--- THE PROBLEM ---
Pictures stay out of this copy, which runs from the first line of the material through the line containing "0.12, 0.14, 0.16]".

>> BEGIN

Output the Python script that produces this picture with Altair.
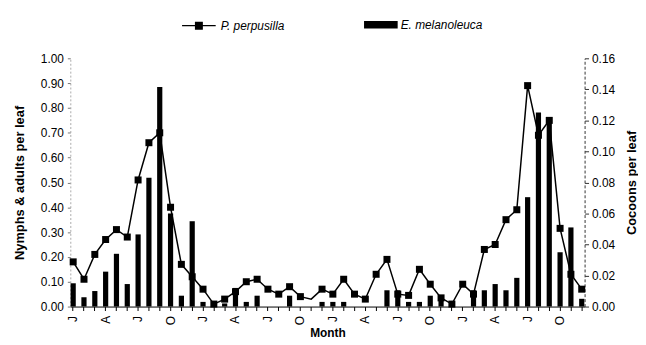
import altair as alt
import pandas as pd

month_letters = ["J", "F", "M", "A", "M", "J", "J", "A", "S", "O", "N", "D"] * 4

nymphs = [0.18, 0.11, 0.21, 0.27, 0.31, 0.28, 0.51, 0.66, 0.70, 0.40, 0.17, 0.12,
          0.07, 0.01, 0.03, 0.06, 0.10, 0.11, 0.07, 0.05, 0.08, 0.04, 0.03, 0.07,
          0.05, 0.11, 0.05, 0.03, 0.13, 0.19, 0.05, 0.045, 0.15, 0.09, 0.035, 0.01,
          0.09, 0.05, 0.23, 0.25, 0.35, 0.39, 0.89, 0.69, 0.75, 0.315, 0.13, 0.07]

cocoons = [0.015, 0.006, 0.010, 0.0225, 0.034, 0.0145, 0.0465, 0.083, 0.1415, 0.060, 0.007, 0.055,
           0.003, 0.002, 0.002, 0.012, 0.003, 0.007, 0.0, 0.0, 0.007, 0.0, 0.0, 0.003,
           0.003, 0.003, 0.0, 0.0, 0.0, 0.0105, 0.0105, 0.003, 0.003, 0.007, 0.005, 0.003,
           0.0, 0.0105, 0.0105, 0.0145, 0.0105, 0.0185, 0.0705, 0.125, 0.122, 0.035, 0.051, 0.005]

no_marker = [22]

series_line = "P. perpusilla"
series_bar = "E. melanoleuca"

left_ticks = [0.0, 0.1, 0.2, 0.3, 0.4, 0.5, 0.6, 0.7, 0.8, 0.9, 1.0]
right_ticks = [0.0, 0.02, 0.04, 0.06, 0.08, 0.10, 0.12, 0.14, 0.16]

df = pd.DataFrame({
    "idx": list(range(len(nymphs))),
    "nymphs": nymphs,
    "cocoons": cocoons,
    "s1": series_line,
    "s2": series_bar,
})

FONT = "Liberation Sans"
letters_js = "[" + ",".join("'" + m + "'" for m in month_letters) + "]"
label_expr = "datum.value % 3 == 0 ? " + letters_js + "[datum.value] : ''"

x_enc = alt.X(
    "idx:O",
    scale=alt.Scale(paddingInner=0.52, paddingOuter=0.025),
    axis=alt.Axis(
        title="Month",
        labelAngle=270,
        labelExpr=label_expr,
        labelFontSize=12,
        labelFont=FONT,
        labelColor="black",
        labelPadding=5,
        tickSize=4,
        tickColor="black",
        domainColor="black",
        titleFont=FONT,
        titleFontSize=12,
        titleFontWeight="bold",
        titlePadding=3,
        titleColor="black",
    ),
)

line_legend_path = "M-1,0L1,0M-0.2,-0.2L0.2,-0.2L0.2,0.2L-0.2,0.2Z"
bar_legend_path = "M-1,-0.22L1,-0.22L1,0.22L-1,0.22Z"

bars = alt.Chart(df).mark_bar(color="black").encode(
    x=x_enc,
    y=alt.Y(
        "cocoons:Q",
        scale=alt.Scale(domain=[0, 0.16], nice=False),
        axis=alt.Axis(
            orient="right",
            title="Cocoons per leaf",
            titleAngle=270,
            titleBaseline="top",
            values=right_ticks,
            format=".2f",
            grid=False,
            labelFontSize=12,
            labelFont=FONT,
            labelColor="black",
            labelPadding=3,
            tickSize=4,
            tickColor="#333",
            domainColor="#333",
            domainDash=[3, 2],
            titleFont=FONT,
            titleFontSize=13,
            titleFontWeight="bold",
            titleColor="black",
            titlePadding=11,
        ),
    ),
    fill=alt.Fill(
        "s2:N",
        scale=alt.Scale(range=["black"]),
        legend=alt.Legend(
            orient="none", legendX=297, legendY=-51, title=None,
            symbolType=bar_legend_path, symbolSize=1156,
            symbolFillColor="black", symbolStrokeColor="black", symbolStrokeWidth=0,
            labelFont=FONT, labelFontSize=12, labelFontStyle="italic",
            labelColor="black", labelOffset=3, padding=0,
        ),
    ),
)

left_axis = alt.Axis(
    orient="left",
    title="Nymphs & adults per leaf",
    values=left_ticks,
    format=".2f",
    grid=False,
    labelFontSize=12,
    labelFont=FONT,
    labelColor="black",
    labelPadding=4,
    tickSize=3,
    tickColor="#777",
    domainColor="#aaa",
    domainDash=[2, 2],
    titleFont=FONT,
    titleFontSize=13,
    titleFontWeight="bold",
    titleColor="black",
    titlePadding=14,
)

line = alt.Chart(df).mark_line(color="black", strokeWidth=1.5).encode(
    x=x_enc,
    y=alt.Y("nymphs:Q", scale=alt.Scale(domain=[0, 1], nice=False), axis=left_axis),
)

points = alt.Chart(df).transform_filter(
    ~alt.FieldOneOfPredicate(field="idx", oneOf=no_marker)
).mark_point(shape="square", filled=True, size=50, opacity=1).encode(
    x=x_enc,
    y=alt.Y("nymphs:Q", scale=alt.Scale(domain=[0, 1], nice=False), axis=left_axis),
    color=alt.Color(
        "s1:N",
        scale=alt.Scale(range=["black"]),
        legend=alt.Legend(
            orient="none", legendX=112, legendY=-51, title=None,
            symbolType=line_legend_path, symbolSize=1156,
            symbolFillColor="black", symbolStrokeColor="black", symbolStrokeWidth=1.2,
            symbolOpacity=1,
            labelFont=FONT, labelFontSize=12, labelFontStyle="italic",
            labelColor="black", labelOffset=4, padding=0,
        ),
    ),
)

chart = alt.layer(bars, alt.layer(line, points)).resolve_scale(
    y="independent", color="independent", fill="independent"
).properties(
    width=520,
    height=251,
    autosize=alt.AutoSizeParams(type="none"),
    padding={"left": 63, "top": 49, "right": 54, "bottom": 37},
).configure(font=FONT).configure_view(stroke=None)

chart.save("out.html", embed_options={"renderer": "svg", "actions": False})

>> END

--- REPLY TO THE EXERCISE ---
Output the Python script that produces this picture with Altair.
import altair as alt
import pandas as pd

month_letters = ["J", "F", "M", "A", "M", "J", "J", "A", "S", "O", "N", "D"] * 4

nymphs = [0.18, 0.11, 0.21, 0.27, 0.31, 0.28, 0.51, 0.66, 0.70, 0.40, 0.17, 0.12,
          0.07, 0.01, 0.03, 0.06, 0.10, 0.11, 0.07, 0.05, 0.08, 0.04, 0.03, 0.07,
          0.05, 0.11, 0.05, 0.03, 0.13, 0.19, 0.05, 0.045, 0.15, 0.09, 0.035, 0.01,
          0.09, 0.05, 0.23, 0.25, 0.35, 0.39, 0.89, 0.69, 0.75, 0.315, 0.13, 0.07]

cocoons = [0.015, 0.006, 0.010, 0.0225, 0.034, 0.0145, 0.0465, 0.083, 0.1415, 0.060, 0.007, 0.055,
           0.003, 0.002, 0.002, 0.012, 0.003, 0.007, 0.0, 0.0, 0.007, 0.0, 0.0, 0.003,
           0.003, 0.003, 0.0, 0.0, 0.0, 0.0105, 0.0105, 0.003, 0.003, 0.007, 0.005, 0.003,
           0.0, 0.0105, 0.0105, 0.0145, 0.0105, 0.0185, 0.0705, 0.125, 0.122, 0.035, 0.051, 0.005]

no_marker = [22]

series_line = "P. perpusilla"
series_bar = "E. melanoleuca"

left_ticks = [0.0, 0.1, 0.2, 0.3, 0.4, 0.5, 0.6, 0.7, 0.8, 0.9, 1.0]
right_ticks = [0.0, 0.02, 0.04, 0.06, 0.08, 0.10, 0.12, 0.14, 0.16]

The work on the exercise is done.